13. While our global imports of 'B' category goods are held at their present low level, I cannot see the Japanese agreeing to limit their exports to a level which would preserve the bulk of our restricted market for imports for the United Kingdom. In the first place it would be well nigh impossible for the Japanese to assess the extent to which they could export particular lines to Australia without causing substantial damage to the United Kingdom's trade interests. In the second place, if they could assess the level or if we were to suggest the level to them, it would be obvious that their total exports could not reach a figure which the Japanese would regard as satisfactory (see my second minute of 24.9.56). This is merely an illustration of my view that there can be no basis for an agreement with Japan if we are determined to give any substantial and special protection, (other than through the preferential tariff) to the United Kingdom's exports to Australia.

14. While we must, no doubt, make a survey of the items among our imports from Japan which are of special interest to the United Kingdom, we should, I consider, concentrate on the 'pocket' items which are dangerous to our own industries. [If] [2] there is to be an agreement with Japan-and it is highly important that there be an agreement-special restrictive measures will need to be confined to relatively few items. [We] shall, however, have to determine the degree of restriction necessary in the case of each item and whether it is to [be on] a quantity or a value basis.
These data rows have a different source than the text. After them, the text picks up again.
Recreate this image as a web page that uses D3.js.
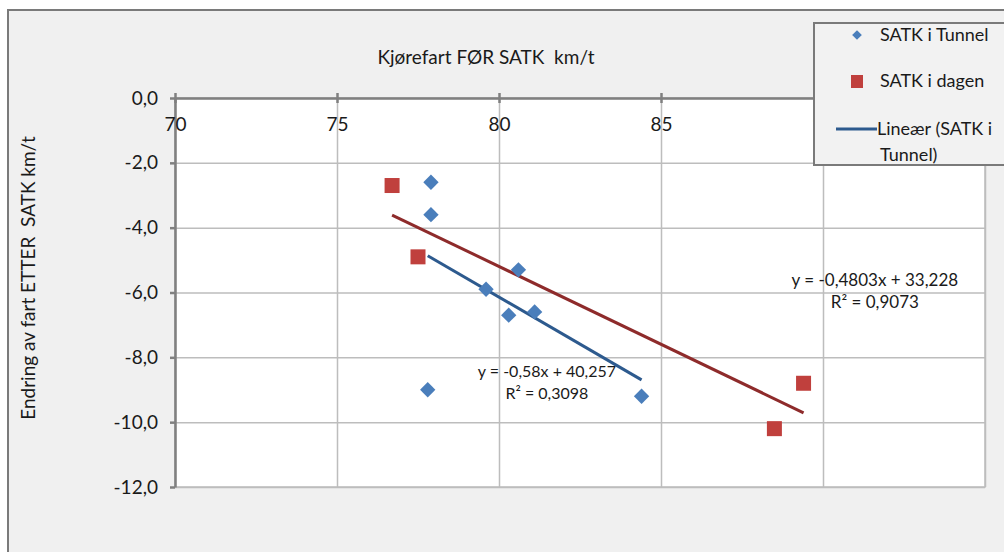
<!DOCTYPE html>
<meta charset="utf-8">
<style type="text/css">
body { margin: 0; background: #fff; }
text { font-family: Lato, "Noto Sans", sans-serif; fill: #1a1a1a; white-space: pre; }
.grid line { stroke: #bdbdbd; stroke-width: 1.5; }
.grid path { display: none; }
.axis path, .axis line { stroke: #808080; stroke-width: 2.5; }
.axis text { font-size: 19px; }
.trend { fill: none; stroke-width: 3; }
</style>
<body>
<div id="chart"></div>
</body>
<script src="https://d3js.org/d3.v7.min.js"></script>
<script>

// data
var tunnelX = [77.9, 77.9, 80.6, 79.6, 80.3, 81.1, 77.8, 84.4];
var tunnelY = [-2.6, -3.6, -5.3, -5.9, -6.7, -6.6, -9.0, -9.2];
var dagenX = [76.7, 77.5, 88.5, 89.4];
var dagenY = [-2.7, -4.9, -10.2, -8.8];

// trend lines: slope, intercept as printed on the chart
var trendSlope = [-0.58, -0.4803];
var trendIntercept = [40.257, 33.228];
var trendText = [["y = -0,58x + 40,257", "R² = 0,3098"], ["y = -0,4803x + 33,228", "R² = 0,9073"]];

var xTicks = [70, 75, 80, 85, 90, 95];
var yTicks = [0, -2, -4, -6, -8, -10, -12];
var legendLabels = ["SATK i Tunnel", "SATK i dagen", "Lineær (SATK i", "Tunnel)"];

var W = 1004, H = 552;
var margin = {top: 98, left: 175}
  , width = 810
  , height = 389;

var svg = d3.select("#chart").append("svg")
    .attr("width", W)
    .attr("height", H);

// chart area
svg.append("rect")
    .attr("x", 8).attr("y", 10)
    .attr("width", W + 20).attr("height", H + 20)
    .attr("fill", "#f0f0f0")
    .attr("stroke", "#7a7a7a")
    .attr("stroke-width", 2);

var g = svg.append("g")
    .attr("transform", "translate(" + margin.left + "," + margin.top + ")");

var xScale = d3.scaleLinear().domain([70, 95]).range([0, width]);
var yScale = d3.scaleLinear().domain([0, -12]).range([0, height]);

g.append("rect")
    .attr("width", width).attr("height", height)
    .attr("fill", "#fff");

// gridlines
g.append("g")
    .attr("class", "grid")
    .call(d3.axisLeft(yScale).tickValues(yTicks).tickSize(-width).tickFormat(""));
g.append("g")
    .attr("class", "grid")
    .attr("transform", "translate(0," + height + ")")
    .call(d3.axisBottom(xScale).tickValues(xTicks).tickSize(height).tickFormat(""))
    .selectAll("line").attr("y1", 0).attr("y2", -height);
g.append("rect")
    .attr("width", width).attr("height", height)
    .attr("fill", "none")
    .attr("stroke", "#bdbdbd")
    .attr("stroke-width", 1.5);

var fmt = function(v) { return v.toFixed(1).replace(".", ","); };

// y axis
g.append("g")
    .attr("class", "axis")
    .call(d3.axisLeft(yScale).tickValues(yTicks).tickSize(5).tickSizeOuter(0).tickPadding(12).tickFormat(fmt));

// x axis sits at y = 0, labels hang below it (95 is hidden under the legend)
var xAxis = g.append("g")
    .attr("class", "axis")
    .call(d3.axisBottom(xScale).tickValues(xTicks).tickSize(5).tickSizeOuter(0).tickPadding(15)
        .tickFormat(function(d) { return d === 95 ? "" : d; }));
xAxis.selectAll(".tick line").attr("y1", -5).attr("y2", 5);

// trend lines
var trendColor = ["#2d5a8e", "#8e2b2b"];
var sets = [[tunnelX, tunnelY], [dagenX, dagenY]];
var line = d3.line()
    .x(function(d) { return xScale(d[0]); })
    .y(function(d) { return yScale(d[1]); });

sets.forEach(function(s, i) {
    var ext = d3.extent(s[0]);
    var pts = ext.map(function(x) { return [x, trendSlope[i] * x + trendIntercept[i]]; });
    g.append("path")
        .datum(pts)
        .attr("class", "trend")
        .attr("stroke", trendColor[i])
        .attr("d", line);
});

// markers
var diamond = d3.symbol().type(d3.symbolDiamond2).size(150);
g.selectAll(".dia")
    .data(tunnelX)
  .enter().append("path")
    .attr("class", "dia")
    .attr("d", diamond)
    .attr("fill", "#4a7ebb")
    .attr("transform", function(d, i) {
        return "translate(" + xScale(d) + "," + yScale(tunnelY[i]) + ")";
    });

g.selectAll(".sq")
    .data(dagenX)
  .enter().append("rect")
    .attr("class", "sq")
    .attr("x", function(d) { return xScale(d) - 7.5; })
    .attr("y", function(d, i) { return yScale(dagenY[i]) - 7.5; })
    .attr("width", 15).attr("height", 15)
    .attr("fill", "#c0403d");

// equation labels
var eqPos = [[81.48, -8.62], [91.6, -5.8]];
var eqSize = ["16px", "17px"];
eqPos.forEach(function(p, i) {
    var t = g.append("text")
        .attr("x", xScale(p[0]))
        .attr("y", yScale(p[1]))
        .attr("text-anchor", "middle")
        .style("font-size", eqSize[i]);
    t.append("tspan").attr("x", xScale(p[0])).text(trendText[i][0]);
    t.append("tspan").attr("x", xScale(p[0])).attr("dy", 22).text(trendText[i][1]);
});

// titles
svg.append("text")
    .attr("x", 486).attr("y", 64)
    .attr("text-anchor", "middle")
    .style("font-size", "19px")
    .text("Kjørefart FØR SATK  km/t");

svg.append("text")
    .attr("transform", "translate(35,278) rotate(-90)")
    .attr("text-anchor", "middle")
    .style("font-size", "19px")
    .text("Endring av fart ETTER  SATK km/t");

// legend
var legend = svg.append("g").attr("transform", "translate(814,23)");
legend.append("rect")
    .attr("width", 220).attr("height", 142)
    .attr("fill", "#f2f2f2")
    .attr("stroke", "#7a7a7a")
    .attr("stroke-width", 2);
legend.append("path")
    .attr("d", d3.symbol().type(d3.symbolDiamond2).size(60))
    .attr("fill", "#4a7ebb")
    .attr("transform", "translate(43,12)");
legend.append("rect")
    .attr("x", 37).attr("y", 52).attr("width", 12).attr("height", 13)
    .attr("fill", "#c0403d");
legend.append("line")
    .attr("x1", 22).attr("x2", 63).attr("y1", 106).attr("y2", 106)
    .attr("stroke", trendColor[0]).attr("stroke-width", 3);
var legY = [18, 64, 112, 138];
var legX = [66, 66, 63, 66];
legend.selectAll(".lt")
    .data(legendLabels)
  .enter().append("text")
    .attr("class", "lt")
    .attr("x", function(d, i) { return legX[i]; })
    .attr("y", function(d, i) { return legY[i]; })
    .style("font-size", "18px")
    .text(function(d) { return d; });

</script>
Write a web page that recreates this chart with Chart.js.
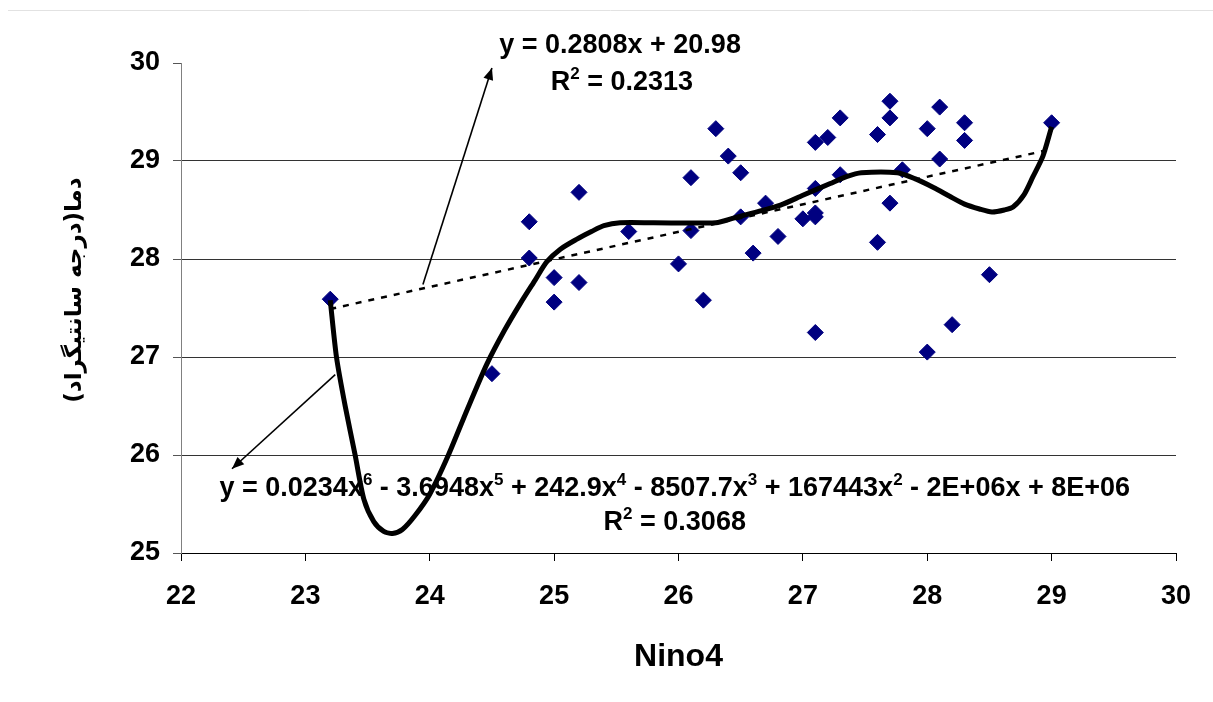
<!DOCTYPE html>
<html><head><meta charset="utf-8">
<script src="https://cdn.jsdelivr.net/npm/chart.js@4.4.1/dist/chart.umd.min.js"></script>
<style>html,body{margin:0;padding:0;background:#fff;}#wrap{width:1213px;height:702px;position:relative;}</style>
</head><body><div id="wrap"><canvas id="c" width="1213" height="702"></canvas></div>
<script>
// ---- data ----
const nino4 = [23.2,24.5,24.8,24.8,25.0,25.0,25.2,25.2,25.6,26.0,26.1,26.1,26.2,26.3,26.4,26.5,26.5,26.6,26.7,26.8,27.0,27.1,27.1,27.1,27.1,27.1,27.2,27.3,27.3,27.6,27.6,27.7,27.7,27.7,27.8,28.0,28.0,28.1,28.1,28.2,28.3,28.3,28.5,29.0];
const temperature = [27.59,26.83,28.38,28.01,27.81,27.56,28.68,27.76,28.28,27.95,28.83,28.29,27.58,29.33,29.05,28.88,28.43,28.06,28.57,28.23,28.41,29.19,28.72,28.47,28.43,27.25,29.24,29.44,28.86,29.27,28.17,29.61,29.44,28.57,28.91,29.33,27.05,29.55,29.02,27.33,29.39,29.21,27.84,29.39];
const linearTrendX = [23.2, 29.0];
const linearTrendY = [27.49, 29.12];
const polyTrendX = [23.2,23.25,23.32,23.4,23.47,23.55,23.63,23.7,23.78,23.88,24.0,24.15,24.3,24.46,24.6,24.73,24.85,24.94,25.05,25.18,25.3,25.4,25.53,25.8,26.3,26.45,26.6,26.82,27.0,27.22,27.35,27.47,27.76,27.9,28.05,28.18,28.3,28.42,28.52,28.62,28.69,28.78,28.85,28.93,29.0];
const polyTrendY = [27.58,27.0,26.5,26.0,25.55,25.32,25.22,25.2,25.24,25.38,25.6,26.0,26.46,26.93,27.27,27.55,27.79,27.97,28.1,28.2,28.28,28.34,28.37,28.37,28.37,28.42,28.47,28.55,28.65,28.77,28.84,28.88,28.88,28.82,28.73,28.64,28.56,28.51,28.48,28.5,28.53,28.66,28.84,29.05,29.35];
const xTickLabels = ['22','23','24','25','26','27','28','29','30'];
const yTickLabels = ['25','26','27','28','29','30'];
const xTitle = 'Nino4';
const yTitle = 'دما(درجه سانتیگراد)';
const linearEquation = [['y = 0.2808x + 20.98']];
const linearR2 = [['R'],['2','sup'],[' = 0.2313']];
const polyEquation = [['y = 0.0234x'],['6','sup'],[' - 3.6948x'],['5','sup'],[' + 242.9x'],['4','sup'],[' - 8507.7x'],['3','sup'],[' + 167443x'],['2','sup'],[' - 2E+06x + 8E+06']];
const polyR2 = [['R'],['2','sup'],[' = 0.3068']];

const toPts = (xs, ys) => xs.map((x, i) => ({x: x, y: ys[i]}));
const FONT = '"Liberation Sans", Arial, sans-serif';

function drawRich(ctx, segs, cx, cy, size) {
  const nf = 'bold ' + size + 'px ' + FONT;
  const sf = 'bold ' + Math.round(size * 0.62) + 'px ' + FONT;
  let total = 0;
  segs.forEach(s => { ctx.font = s[1] ? sf : nf; total += ctx.measureText(s[0]).width; });
  let x = cx - total / 2;
  ctx.textAlign = 'left';
  ctx.textBaseline = 'middle';
  segs.forEach(s => {
    ctx.font = s[1] ? sf : nf;
    ctx.fillText(s[0], x, s[1] ? cy - size * 0.3 : cy);
    x += ctx.measureText(s[0]).width;
  });
}
function arrow(ctx, x1, y1, x2, y2) {
  ctx.beginPath(); ctx.moveTo(x1, y1); ctx.lineTo(x2, y2); ctx.stroke();
  const a = Math.atan2(y2 - y1, x2 - x1), L = 12, W = 5;
  ctx.beginPath();
  ctx.moveTo(x2, y2);
  ctx.lineTo(x2 - L * Math.cos(a) + W * Math.sin(a), y2 - L * Math.sin(a) - W * Math.cos(a));
  ctx.lineTo(x2 - L * Math.cos(a) - W * Math.sin(a), y2 - L * Math.sin(a) + W * Math.cos(a));
  ctx.closePath(); ctx.fill();
}

const annot = {
  id: 'annot',
  beforeDraw(chart) {
    const ctx = chart.ctx;
    ctx.save();
    ctx.fillStyle = '#fff'; ctx.fillRect(0, 0, chart.width, chart.height);
    ctx.strokeStyle = '#e2e2e2'; ctx.lineWidth = 1;
    ctx.beginPath(); ctx.moveTo(8, 10.5); ctx.lineTo(chart.width, 10.5); ctx.stroke();
    ctx.restore();
  },
  afterDraw(chart) {
    const ctx = chart.ctx, xs = chart.scales.x, ys = chart.scales.y;
    const px = v => xs.getPixelForValue(v), py = v => ys.getPixelForValue(v);
    ctx.save();
    ctx.fillStyle = '#000'; ctx.strokeStyle = '#000'; ctx.lineWidth = 1.6;
    arrow(ctx, px(23.945), py(27.74), px(24.5), py(29.95));
    arrow(ctx, px(23.24), py(26.82), px(22.41), py(25.86));
    drawRich(ctx, linearEquation, px(25.53), py(30.18), 27);
    drawRich(ctx, linearR2, px(25.545), py(29.8), 27);
    drawRich(ctx, polyEquation, px(25.97), py(25.66), 27);
    drawRich(ctx, polyR2, px(25.97), py(25.31), 27);
    // y axis title
    ctx.translate(75, 290);
    ctx.rotate(-Math.PI / 2);
    ctx.font = 'bold 23px "DejaVu Sans", sans-serif';
    ctx.direction = 'rtl';
    ctx.textAlign = 'center';
    ctx.textBaseline = 'middle';
    ctx.fillText(yTitle, 0, 0);
    ctx.restore();
  }
};

new Chart(document.getElementById('c'), {
  type: 'scatter',
  data: {
    datasets: [
      { label: 'poly', type: 'line', data: toPts(polyTrendX, polyTrendY), borderColor: '#000', borderWidth: 5, pointRadius: 0, tension: 0.25, fill: false, order: 0 },
      { label: 'linear', type: 'line', data: toPts(linearTrendX, linearTrendY), borderColor: '#000', borderWidth: 2.5, borderDash: [6, 7], pointRadius: 0, fill: false, order: 1 },
      { label: 'data', data: toPts(nino4, temperature), pointStyle: 'rectRot', pointRadius: 8, pointBackgroundColor: '#000080', pointBorderColor: '#000080', pointBorderWidth: 1, order: 2 }
    ]
  },
  options: {
    responsive: false,
    animation: false,
    devicePixelRatio: 1,
    layout: { padding: { top: 63, right: 37, left: 0, bottom: 0 } },
    plugins: { legend: { display: false }, tooltip: { enabled: false } },
    scales: {
      x: {
        type: 'linear', min: 22, max: 30,
        afterFit: s => { s.height = 149; },
        ticks: { stepSize: 1, padding: 19, color: '#000', font: { family: FONT, size: 27, weight: 'bold' },
          callback: (v) => xTickLabels[Math.round(v - 22)] },
        grid: { drawOnChartArea: false, tickLength: 8, tickColor: '#000', color: '#000' },
        border: { color: '#000', width: 1 },
        title: { display: true, text: xTitle, color: '#000', font: { family: FONT, size: 32, weight: 'bold' }, padding: { top: 0, bottom: 26 } }
      },
      y: {
        type: 'linear', min: 25, max: 30,
        afterFit: s => { s.width = 181; },
        ticks: { stepSize: 1, padding: 13, color: '#000', font: { family: FONT, size: 27, weight: 'bold' },
          callback: (v) => yTickLabels[Math.round(v - 25)] },
        grid: { tickLength: 8, tickColor: '#555', lineWidth: 1,
          color: c => (c.tick && (c.tick.value === 30 || c.tick.value === 25)) ? 'rgba(0,0,0,0)' : '#333' },
        border: { color: '#808080', width: 1 }
      }
    }
  },
  plugins: [annot]
});
</script></body></html>
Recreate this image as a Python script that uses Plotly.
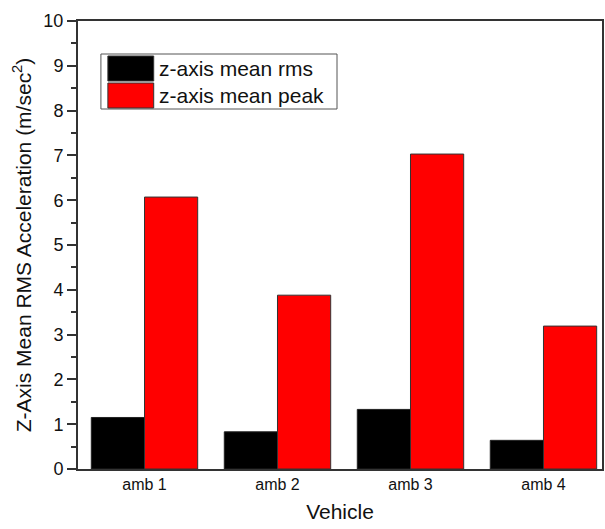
import plotly.graph_objects as go

categories = ["amb 1", "amb 2", "amb 3", "amb 4"]
rms_values = [1.15, 0.83, 1.33, 0.64]
peak_values = [6.07, 3.88, 7.03, 3.19]
series_names = ["z-axis mean rms", "z-axis mean peak"]
y_ticks = list(range(0, 11))

W, H = 605, 529
L, R, T, B = 78, 1, 21, 60
pw, ph = W - L - R, H - T - B

def px(x):
    return (x - L) / pw

def py(y):
    return (H - B - y) / ph

fig = go.Figure()
fig.add_trace(go.Bar(x=categories, y=rms_values, name=series_names[0],
                     marker=dict(color="black", line=dict(color="#222", width=1))))
fig.add_trace(go.Bar(x=categories, y=peak_values, name=series_names[1],
                     marker=dict(color="#ff0000", line=dict(color="#333", width=1))))

font = "Liberation Sans, Arial, sans-serif"
fig.update_layout(
    width=W, height=H, margin=dict(l=L, r=R, t=T, b=B),
    paper_bgcolor="white", plot_bgcolor="white",
    barmode="group", bargap=0.2, bargroupgap=0,
    showlegend=False,
    font=dict(family=font, color="#111"),
)
fig.update_xaxes(
    type="category", range=[-0.5, 3.44],
    showline=True, mirror=True, linecolor="#333", linewidth=2,
    ticks="", showgrid=False,
    tickfont=dict(size=16, family=font),
    title=dict(text="Vehicle", font=dict(size=21, family=font), standoff=12),
)
fig.update_yaxes(
    range=[0, 10], tickvals=y_ticks,
    showline=True, mirror=True, linecolor="#333", linewidth=2,
    ticks="outside", ticklen=9, tickwidth=1.5, tickcolor="#333",
    minor=dict(dtick=0.5, ticks="outside", ticklen=5, tickwidth=1.5, tickcolor="#333"),
    showgrid=False, zeroline=False,
    tickfont=dict(size=18, family=font),
    title=dict(text="Z-Axis Mean RMS Acceleration (m/sec<sup>2</sup>)",
               font=dict(size=21, family=font), standoff=6),
)

# legend box drawn manually to match the reference style
fig.add_shape(type="rect", xref="paper", yref="paper",
              x0=px(101), x1=px(338), y0=py(109), y1=py(54),
              line=dict(color="#555", width=1), fillcolor="white")
colors = ["black", "#ff0000"]
rows = [(56, 81), (83, 108)]
for name, col, (y0, y1) in zip(series_names, colors, rows):
    fig.add_shape(type="rect", xref="paper", yref="paper",
                  x0=px(108), x1=px(154), y0=py(y1), y1=py(y0),
                  line=dict(color="#333", width=1), fillcolor=col)
    fig.add_annotation(xref="paper", yref="paper", x=px(157), y=py((y0 + y1) / 2),
                       text=name, showarrow=False, xanchor="left", yanchor="middle",
                       font=dict(size=21, family=font, color="#111"))

fig.write_html("out.html", config={"displayModeBar": False},
               post_script="document.body.style.margin='0';document.body.style.overflow='hidden';")
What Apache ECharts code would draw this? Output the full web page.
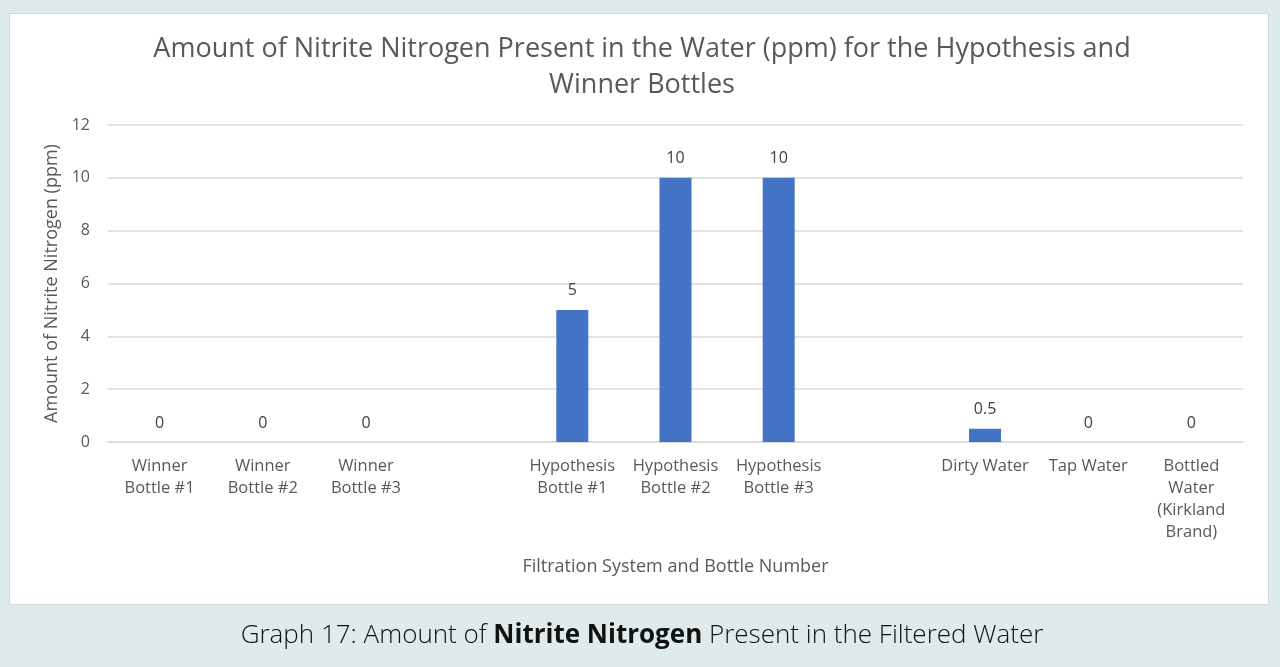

But we cannot make any progress here until the 'Item sheets' have been completed in the light of price data for 1955/56.

15. Meanwhile, I am looking at the question of the legislation which it will be necessary to introduce to give us emergency powers.

1 Detailed 'item sheets' had been prepared in 1955 forever three hundred categories of imported goods which appeared to be of actual or potential significance in Australia's trade with Japan.

See Document 113.

2 The last page of the document is torn. Words in square brackets have been added to make sense of the damaged portion.